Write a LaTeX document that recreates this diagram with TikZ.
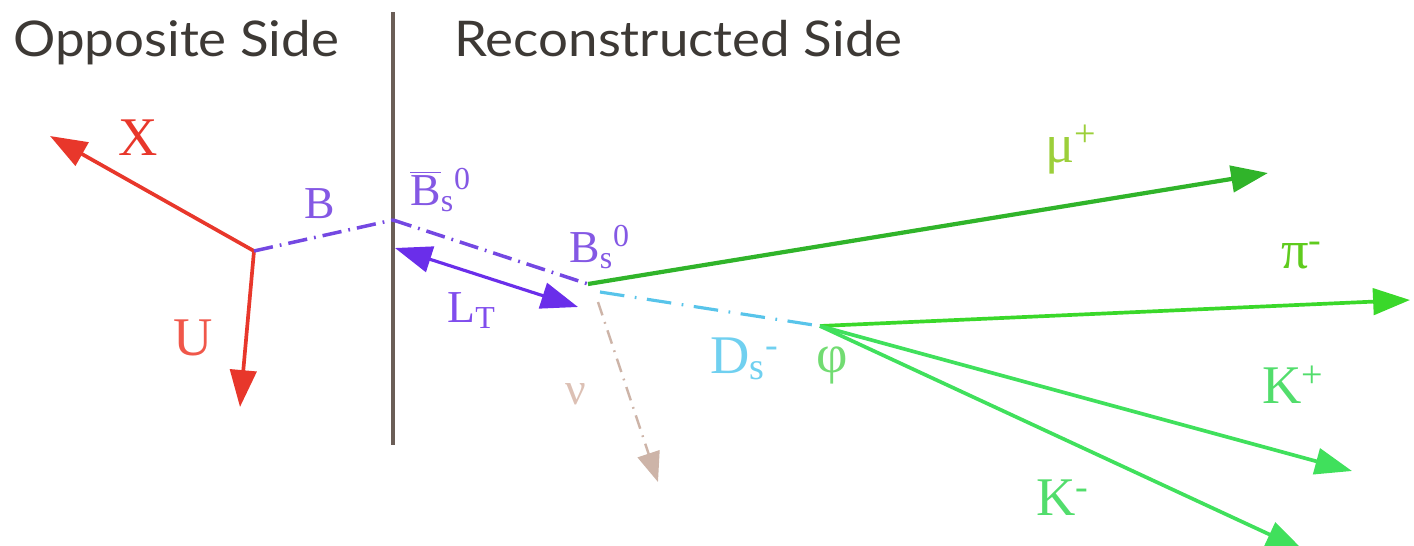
\documentclass[tikz,border=0pt]{standalone}
\usepackage{fontspec}
\setmainfont{Liberation Serif}
\newfontfamily\titlefont{Lato}
\usetikzlibrary{arrows.meta}
\definecolor{titlec}{HTML}{3D3935}
\definecolor{wallc}{HTML}{6B5E57}
\definecolor{redc}{HTML}{E8372B}
\definecolor{redl}{HTML}{F0574A}
\definecolor{purpc}{HTML}{7448E2}
\definecolor{purpl}{HTML}{8458E4}
\definecolor{ltc}{HTML}{6A2EEA}
\definecolor{cyanc}{HTML}{58C4EA}
\definecolor{cyanl}{HTML}{70D0F0}
\definecolor{nuc}{HTML}{CDB4A8}
\definecolor{nul}{HTML}{DCC0B4}
\definecolor{muc}{HTML}{30B42A}
\definecolor{mul}{HTML}{9CCF3A}
\definecolor{pic}{HTML}{3AD82A}
\definecolor{pil}{HTML}{5FCB1E}
\definecolor{kc}{HTML}{40E05C}
\definecolor{kl}{HTML}{52DD6C}
\definecolor{phil}{HTML}{72DC72}
\tikzset{
  titletext/.style={font=\titlefont\fontsize{28}{32}\selectfont, text=titlec, anchor=base west, inner sep=0pt},
  biglabel/.style={font=\fontsize{31}{36}\selectfont, inner sep=0pt},
  midlabel/.style={font=\fontsize{26}{30}\selectfont, inner sep=0pt},
  head/.style={-{Triangle[length=21pt,width=15pt]}},
  track/.style={head, line width=2.1pt},
  bdash/.style={line width=2pt, dash pattern=on 11pt off 4pt on 1pt off 4pt},
}
\begin{document}
\begin{tikzpicture}[x=0.02cm,y=-0.02cm]
\useasboundingbox (0,0) rectangle (1414,545);
\clip (0,0) rectangle (1414,545);
% titles
\node[titletext] (opp) at (13,56) {\scalebox{1.075}[1]{Opposite Side}};
\node[titletext] (rec) at (454,56) {\scalebox{1.075}[1]{Reconstructed Side}};
% wall
\coordinate (wtop) at (393,12);
\coordinate (wbot) at (393,445);
\draw[wallc, line width=2pt] (wtop) -- (wbot);
% vertices
\coordinate (v1) at (254,251);
\coordinate (wb) at (393,220);
\coordinate (v2) at (588,284);
\coordinate (v3) at (820,326);
% end points
\coordinate (xend) at (50,136);
\coordinate (uend) at (240,407);
\coordinate (lta) at (395,248);
\coordinate (ltb) at (578,307);
\coordinate (dss) at (600,292);
\coordinate (nus) at (598,302);
\coordinate (nuend) at (658,482);
\coordinate (muend) at (1268,173);
\coordinate (piend) at (1410,300);
\coordinate (kpend) at (1352,471);
\coordinate (kmend) at (1303,550);
% opposite side
\draw[track, redc] (v1) -- (xend);
\draw[track, redc] (v1) -- (uend);
\draw[bdash, purpc] (v1) -- (wb);
\draw[bdash, purpc] (wb) -- (v2);
\draw[ltc, line width=1.8pt, {Triangle[length=21pt,width=15pt]}-{Triangle[length=21pt,width=15pt]}] (lta) -- (ltb);
% reconstructed side
\draw[cyanc, line width=1.8pt, dash pattern=on 14pt off 6pt on 1pt off 6pt] (dss) -- (v3);
\draw[nuc, line width=1.4pt, dash pattern=on 8pt off 4pt on 1pt off 4pt, -{Triangle[length=17pt,width=13pt]}] (nus) -- (nuend);
\draw[track, muc, line width=2.4pt] (v2) -- (muend);
\draw[track, pic] (v3) -- (piend);
\draw[track, kc] (v3) -- (kpend);
\draw[track, kc] (v3) -- (kmend);
% labels
\node[biglabel, text=redc] (lx) at (138,138) {X};
\node[biglabel, text=redl] (lu) at (193,338) {U};
\node[midlabel, text=purpl] (lb) at (320,204) {B};
\node[midlabel, text=purpl, anchor=base west] (lbbar) at (410,205) {$\overline{\mbox{B}}$\textsubscript{s}\textsuperscript{0}};
\node[midlabel, text=purpl, anchor=base west] (lbs) at (569,262) {B\textsubscript{s}\textsuperscript{0}};
\node[midlabel, text=ltc!85!white, anchor=base west] (llt) at (447,322) {L\textsubscript{T}};
\node[biglabel, text=cyanl, anchor=base west] (lds) at (710,373) {D\textsubscript{s}\textsuperscript{-}};
\node[biglabel, text=phil, anchor=base west] (lphi) at (816,372) {φ};
\node[midlabel, text=nul, anchor=base west] (lnu) at (565,404) {ν};
\node[biglabel, text=mul, anchor=base west] (lmu) at (1045,162) {μ\textsuperscript{+}};
\node[biglabel, text=pil, anchor=base west] (lpi) at (1281,268) {π\textsuperscript{-}};
\node[biglabel, text=kl, anchor=base west] (lkp) at (1262,403) {K\textsuperscript{+}};
\node[biglabel, text=kl, anchor=base west] (lkm) at (1036,515) {K\textsuperscript{-}};
\end{tikzpicture}
\end{document}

_____

◆ WHAT IS REQUIRED ◆
Copy out each line exactly, without the pictures.

◆ RESPONSE TO THE TASK ◆
Write a LaTeX document that recreates this diagram with TikZ.
\documentclass[tikz,border=0pt]{standalone}
\usepackage{fontspec}
\setmainfont{Liberation Serif}
\newfontfamily\titlefont{Lato}
\usetikzlibrary{arrows.meta}
\definecolor{titlec}{HTML}{3D3935}
\definecolor{wallc}{HTML}{6B5E57}
\definecolor{redc}{HTML}{E8372B}
\definecolor{redl}{HTML}{F0574A}
\definecolor{purpc}{HTML}{7448E2}
\definecolor{purpl}{HTML}{8458E4}
\definecolor{ltc}{HTML}{6A2EEA}
\definecolor{cyanc}{HTML}{58C4EA}
\definecolor{cyanl}{HTML}{70D0F0}
\definecolor{nuc}{HTML}{CDB4A8}
\definecolor{nul}{HTML}{DCC0B4}
\definecolor{muc}{HTML}{30B42A}
\definecolor{mul}{HTML}{9CCF3A}
\definecolor{pic}{HTML}{3AD82A}
\definecolor{pil}{HTML}{5FCB1E}
\definecolor{kc}{HTML}{40E05C}
\definecolor{kl}{HTML}{52DD6C}
\definecolor{phil}{HTML}{72DC72}
\tikzset{
  titletext/.style={font=\titlefont\fontsize{28}{32}\selectfont, text=titlec, anchor=base west, inner sep=0pt},
  biglabel/.style={font=\fontsize{31}{36}\selectfont, inner sep=0pt},
  midlabel/.style={font=\fontsize{26}{30}\selectfont, inner sep=0pt},
  head/.style={-{Triangle[length=21pt,width=15pt]}},
  track/.style={head, line width=2.1pt},
  bdash/.style={line width=2pt, dash pattern=on 11pt off 4pt on 1pt off 4pt},
}
\begin{document}
\begin{tikzpicture}[x=0.02cm,y=-0.02cm]
\useasboundingbox (0,0) rectangle (1414,545);
\clip (0,0) rectangle (1414,545);
% titles
\node[titletext] (opp) at (13,56) {\scalebox{1.075}[1]{Opposite Side}};
\node[titletext] (rec) at (454,56) {\scalebox{1.075}[1]{Reconstructed Side}};
% wall
\coordinate (wtop) at (393,12);
\coordinate (wbot) at (393,445);
\draw[wallc, line width=2pt] (wtop) -- (wbot);
% vertices
\coordinate (v1) at (254,251);
\coordinate (wb) at (393,220);
\coordinate (v2) at (588,284);
\coordinate (v3) at (820,326);
% end points
\coordinate (xend) at (50,136);
\coordinate (uend) at (240,407);
\coordinate (lta) at (395,248);
\coordinate (ltb) at (578,307);
\coordinate (dss) at (600,292);
\coordinate (nus) at (598,302);
\coordinate (nuend) at (658,482);
\coordinate (muend) at (1268,173);
\coordinate (piend) at (1410,300);
\coordinate (kpend) at (1352,471);
\coordinate (kmend) at (1303,550);
% opposite side
\draw[track, redc] (v1) -- (xend);
\draw[track, redc] (v1) -- (uend);
\draw[bdash, purpc] (v1) -- (wb);
\draw[bdash, purpc] (wb) -- (v2);
\draw[ltc, line width=1.8pt, {Triangle[length=21pt,width=15pt]}-{Triangle[length=21pt,width=15pt]}] (lta) -- (ltb);
% reconstructed side
\draw[cyanc, line width=1.8pt, dash pattern=on 14pt off 6pt on 1pt off 6pt] (dss) -- (v3);
\draw[nuc, line width=1.4pt, dash pattern=on 8pt off 4pt on 1pt off 4pt, -{Triangle[length=17pt,width=13pt]}] (nus) -- (nuend);
\draw[track, muc, line width=2.4pt] (v2) -- (muend);
\draw[track, pic] (v3) -- (piend);
\draw[track, kc] (v3) -- (kpend);
\draw[track, kc] (v3) -- (kmend);
% labels
\node[biglabel, text=redc] (lx) at (138,138) {X};
\node[biglabel, text=redl] (lu) at (193,338) {U};
\node[midlabel, text=purpl] (lb) at (320,204) {B};
\node[midlabel, text=purpl, anchor=base west] (lbbar) at (410,205) {$\overline{\mbox{B}}$\textsubscript{s}\textsuperscript{0}};
\node[midlabel, text=purpl, anchor=base west] (lbs) at (569,262) {B\textsubscript{s}\textsuperscript{0}};
\node[midlabel, text=ltc!85!white, anchor=base west] (llt) at (447,322) {L\textsubscript{T}};
\node[biglabel, text=cyanl, anchor=base west] (lds) at (710,373) {D\textsubscript{s}\textsuperscript{-}};
\node[biglabel, text=phil, anchor=base west] (lphi) at (816,372) {φ};
\node[midlabel, text=nul, anchor=base west] (lnu) at (565,404) {ν};
\node[biglabel, text=mul, anchor=base west] (lmu) at (1045,162) {μ\textsuperscript{+}};
\node[biglabel, text=pil, anchor=base west] (lpi) at (1281,268) {π\textsuperscript{-}};
\node[biglabel, text=kl, anchor=base west] (lkp) at (1262,403) {K\textsuperscript{+}};
\node[biglabel, text=kl, anchor=base west] (lkm) at (1036,515) {K\textsuperscript{-}};
\end{tikzpicture}
\end{document}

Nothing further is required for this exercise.